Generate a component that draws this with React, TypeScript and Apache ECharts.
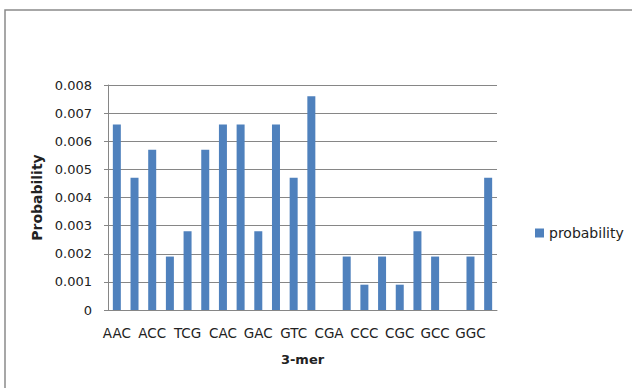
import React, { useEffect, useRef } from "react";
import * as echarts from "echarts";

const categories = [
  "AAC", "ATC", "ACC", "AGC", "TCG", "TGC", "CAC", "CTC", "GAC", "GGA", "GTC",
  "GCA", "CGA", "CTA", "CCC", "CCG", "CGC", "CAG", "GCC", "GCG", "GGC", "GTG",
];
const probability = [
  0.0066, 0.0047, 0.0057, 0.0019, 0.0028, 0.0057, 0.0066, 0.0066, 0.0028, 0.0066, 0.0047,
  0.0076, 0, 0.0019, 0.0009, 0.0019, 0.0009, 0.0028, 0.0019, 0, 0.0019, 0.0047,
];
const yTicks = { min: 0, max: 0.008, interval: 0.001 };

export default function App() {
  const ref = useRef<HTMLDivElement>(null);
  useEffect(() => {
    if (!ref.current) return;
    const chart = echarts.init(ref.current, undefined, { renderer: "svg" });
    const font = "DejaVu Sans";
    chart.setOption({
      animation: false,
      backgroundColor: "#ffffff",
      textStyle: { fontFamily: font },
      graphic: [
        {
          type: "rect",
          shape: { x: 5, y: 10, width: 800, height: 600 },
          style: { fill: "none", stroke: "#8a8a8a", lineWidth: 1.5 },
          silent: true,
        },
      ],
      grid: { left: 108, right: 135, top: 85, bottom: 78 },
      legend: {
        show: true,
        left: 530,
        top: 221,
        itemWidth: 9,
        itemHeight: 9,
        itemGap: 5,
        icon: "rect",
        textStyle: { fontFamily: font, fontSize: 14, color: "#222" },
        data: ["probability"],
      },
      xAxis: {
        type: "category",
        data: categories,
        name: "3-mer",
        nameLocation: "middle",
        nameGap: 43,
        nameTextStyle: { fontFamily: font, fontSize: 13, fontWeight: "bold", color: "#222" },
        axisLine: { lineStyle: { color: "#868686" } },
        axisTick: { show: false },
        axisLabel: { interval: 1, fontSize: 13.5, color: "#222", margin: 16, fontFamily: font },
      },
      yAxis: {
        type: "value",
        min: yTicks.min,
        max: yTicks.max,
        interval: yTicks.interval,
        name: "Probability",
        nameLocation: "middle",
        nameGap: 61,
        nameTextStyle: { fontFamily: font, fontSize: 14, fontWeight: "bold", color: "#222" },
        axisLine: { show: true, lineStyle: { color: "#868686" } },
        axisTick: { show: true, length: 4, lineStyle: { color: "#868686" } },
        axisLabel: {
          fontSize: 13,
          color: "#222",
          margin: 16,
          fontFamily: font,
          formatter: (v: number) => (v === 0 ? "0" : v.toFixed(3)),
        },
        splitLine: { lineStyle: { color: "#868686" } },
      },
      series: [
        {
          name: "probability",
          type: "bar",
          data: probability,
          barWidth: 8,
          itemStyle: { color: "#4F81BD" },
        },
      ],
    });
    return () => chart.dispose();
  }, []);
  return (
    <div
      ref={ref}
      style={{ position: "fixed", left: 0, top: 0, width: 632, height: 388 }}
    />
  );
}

◆ **Exercise task**
Begin at the top of the material above and output each line exactly, stopping after the line that holds "import * as". Leave out pictures.

◆ **Result of this task**
Generate a component that draws this with React, TypeScript and Apache ECharts.
import React, { useEffect, useRef } from "react";
import * as echarts from "echarts";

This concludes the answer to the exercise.